▶ Your task: With the pictures left out, copy the listing below exactly.

▶ Provided material:
··········
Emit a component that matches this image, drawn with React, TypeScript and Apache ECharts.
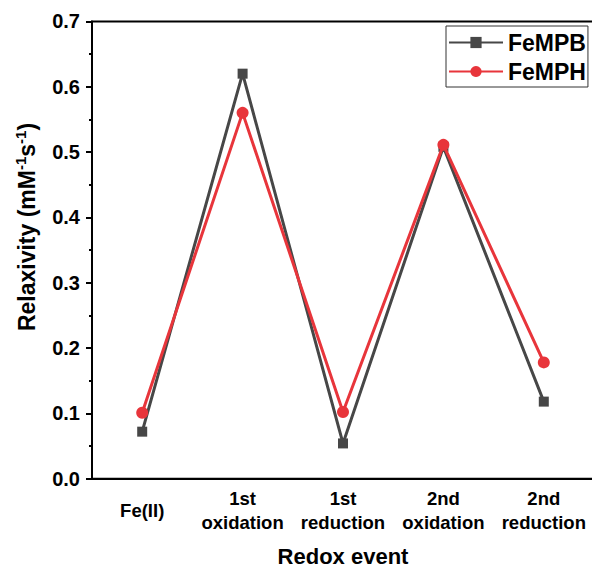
import React, { useEffect, useRef } from "react";
import * as echarts from "echarts";

const categories = ["Fe(II)", "1st\noxidation", "1st\nreduction", "2nd\noxidation", "2nd\nreduction"];
const feMPB = [0.072, 0.62, 0.054, 0.508, 0.118];
const feMPH = [0.101, 0.56, 0.102, 0.511, 0.178];
const yTicks = { min: 0, max: 0.7, interval: 0.1 };

const FONT = "'Liberation Sans', Arial, Helvetica, sans-serif";

export default function App() {
  const ref = useRef<HTMLDivElement>(null);
  useEffect(() => {
    if (!ref.current) return;
    const chart = echarts.init(ref.current, null, { renderer: "svg" });
    chart.setOption({
      animation: false,
      backgroundColor: "#ffffff",
      grid: {
        left: 92,
        top: 21.4,
        width: 502,
        height: 457.3,
        outerBoundsMode: "none",
        containLabel: false,
        show: true,
        borderColor: "#000",
        borderWidth: 2,
        backgroundColor: "transparent",
      },
      legend: {
        orient: "vertical",
        left: 446,
        top: 26,
        padding: [5, 2, 4, 2],
        itemWidth: 54,
        itemHeight: 14,
        itemGap: 6,
        borderColor: "#333",
        borderWidth: 1,
        textStyle: { fontFamily: FONT, fontWeight: "bold", fontSize: 23, color: "#000" },
        data: ["FeMPB", "FeMPH"],
      },
      xAxis: {
        type: "category",
        data: categories,
        boundaryGap: true,
        axisLine: { lineStyle: { color: "#000", width: 2 } },
        axisTick: { alignWithLabel: true, length: 5, lineStyle: { width: 2, color: "#000" } },
        axisLabel: {
          interval: 0,
          margin: 32,
          verticalAlign: "middle",
          lineHeight: 24,
          fontFamily: FONT,
          fontWeight: "bold",
          fontSize: 18.5,
          color: "#000",
        },
        name: "Redox event",
        nameLocation: "middle",
        nameGap: 67,
        nameTextStyle: { fontFamily: FONT, fontWeight: "bold", fontSize: 22, color: "#000", verticalAlign: "top" },
        splitLine: { show: false },
      },
      yAxis: {
        type: "value",
        min: yTicks.min,
        max: yTicks.max,
        interval: yTicks.interval,
        axisLine: { show: true, lineStyle: { color: "#000", width: 2 } },
        axisTick: { show: true, inside: false, length: 6, lineStyle: { width: 2, color: "#000" } },
        minorTick: { show: true, splitNumber: 2, length: 3, lineStyle: { width: 2, color: "#000" } },
        axisLabel: {
          margin: 12,
          formatter: (v: number) => v.toFixed(1),
          fontFamily: FONT,
          fontWeight: "bold",
          fontSize: 20,
          color: "#000",
        },
        splitLine: { show: false },
      },
      graphic: [
        {
          type: "text",
          x: 27,
          y: 227,
          rotation: Math.PI / 2,
          style: {
            text: "{m|Relaxivity (mM}{s|-1}{m|s}{s|-1}{m|)}",
            align: "center",
            verticalAlign: "middle",
            rich: {
              m: { fontFamily: FONT, fontWeight: "bold", fontSize: 23, fill: "#000", lineHeight: 28 },
              s: { fontFamily: FONT, fontWeight: "bold", fontSize: 15, fill: "#000", lineHeight: 28, verticalAlign: "top" },
            },
          },
        },
      ],
      series: [
        {
          name: "FeMPB",
          type: "line",
          data: feMPB,
          symbol: "rect",
          symbolSize: 10,
          itemStyle: { color: "#474747" },
          lineStyle: { color: "#474747", width: 3 },
          z: 2,
        },
        {
          name: "FeMPH",
          type: "line",
          data: feMPH,
          symbol: "circle",
          symbolSize: 12,
          itemStyle: { color: "#e8353b" },
          lineStyle: { color: "#e8353b", width: 3 },
          z: 3,
        },
      ],
    });
    return () => chart.dispose();
  }, []);
  return <div ref={ref} style={{ width: 592, height: 570, position: "absolute", left: 0, top: 0 }} />;
}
··········
▶ Solution for this problem:
Emit a component that matches this image, drawn with React, TypeScript and Apache ECharts.
import React, { useEffect, useRef } from "react";
import * as echarts from "echarts";

const categories = ["Fe(II)", "1st\noxidation", "1st\nreduction", "2nd\noxidation", "2nd\nreduction"];
const feMPB = [0.072, 0.62, 0.054, 0.508, 0.118];
const feMPH = [0.101, 0.56, 0.102, 0.511, 0.178];
const yTicks = { min: 0, max: 0.7, interval: 0.1 };

const FONT = "'Liberation Sans', Arial, Helvetica, sans-serif";

export default function App() {
  const ref = useRef<HTMLDivElement>(null);
  useEffect(() => {
    if (!ref.current) return;
    const chart = echarts.init(ref.current, null, { renderer: "svg" });
    chart.setOption({
      animation: false,
      backgroundColor: "#ffffff",
      grid: {
        left: 92,
        top: 21.4,
        width: 502,
        height: 457.3,
        outerBoundsMode: "none",
        containLabel: false,
        show: true,
        borderColor: "#000",
        borderWidth: 2,
        backgroundColor: "transparent",
      },
      legend: {
        orient: "vertical",
        left: 446,
        top: 26,
        padding: [5, 2, 4, 2],
        itemWidth: 54,
        itemHeight: 14,
        itemGap: 6,
        borderColor: "#333",
        borderWidth: 1,
        textStyle: { fontFamily: FONT, fontWeight: "bold", fontSize: 23, color: "#000" },
        data: ["FeMPB", "FeMPH"],
      },
      xAxis: {
        type: "category",
        data: categories,
        boundaryGap: true,
        axisLine: { lineStyle: { color: "#000", width: 2 } },
        axisTick: { alignWithLabel: true, length: 5, lineStyle: { width: 2, color: "#000" } },
        axisLabel: {
          interval: 0,
          margin: 32,
          verticalAlign: "middle",
          lineHeight: 24,
          fontFamily: FONT,
          fontWeight: "bold",
          fontSize: 18.5,
          color: "#000",
        },
        name: "Redox event",
        nameLocation: "middle",
        nameGap: 67,
        nameTextStyle: { fontFamily: FONT, fontWeight: "bold", fontSize: 22, color: "#000", verticalAlign: "top" },
        splitLine: { show: false },
      },
      yAxis: {
        type: "value",
        min: yTicks.min,
        max: yTicks.max,
        interval: yTicks.interval,
        axisLine: { show: true, lineStyle: { color: "#000", width: 2 } },
        axisTick: { show: true, inside: false, length: 6, lineStyle: { width: 2, color: "#000" } },
        minorTick: { show: true, splitNumber: 2, length: 3, lineStyle: { width: 2, color: "#000" } },
        axisLabel: {
          margin: 12,
          formatter: (v: number) => v.toFixed(1),
          fontFamily: FONT,
          fontWeight: "bold",
          fontSize: 20,
          color: "#000",
        },
        splitLine: { show: false },
      },
      graphic: [
        {
          type: "text",
          x: 27,
          y: 227,
          rotation: Math.PI / 2,
          style: {
            text: "{m|Relaxivity (mM}{s|-1}{m|s}{s|-1}{m|)}",
            align: "center",
            verticalAlign: "middle",
            rich: {
              m: { fontFamily: FONT, fontWeight: "bold", fontSize: 23, fill: "#000", lineHeight: 28 },
              s: { fontFamily: FONT, fontWeight: "bold", fontSize: 15, fill: "#000", lineHeight: 28, verticalAlign: "top" },
            },
          },
        },
      ],
      series: [
        {
          name: "FeMPB",
          type: "line",
          data: feMPB,
          symbol: "rect",
          symbolSize: 10,
          itemStyle: { color: "#474747" },
          lineStyle: { color: "#474747", width: 3 },
          z: 2,
        },
        {
          name: "FeMPH",
          type: "line",
          data: feMPH,
          symbol: "circle",
          symbolSize: 12,
          itemStyle: { color: "#e8353b" },
          lineStyle: { color: "#e8353b", width: 3 },
          z: 3,
        },
      ],
    });
    return () => chart.dispose();
  }, []);
  return <div ref={ref} style={{ width: 592, height: 570, position: "absolute", left: 0, top: 0 }} />;
}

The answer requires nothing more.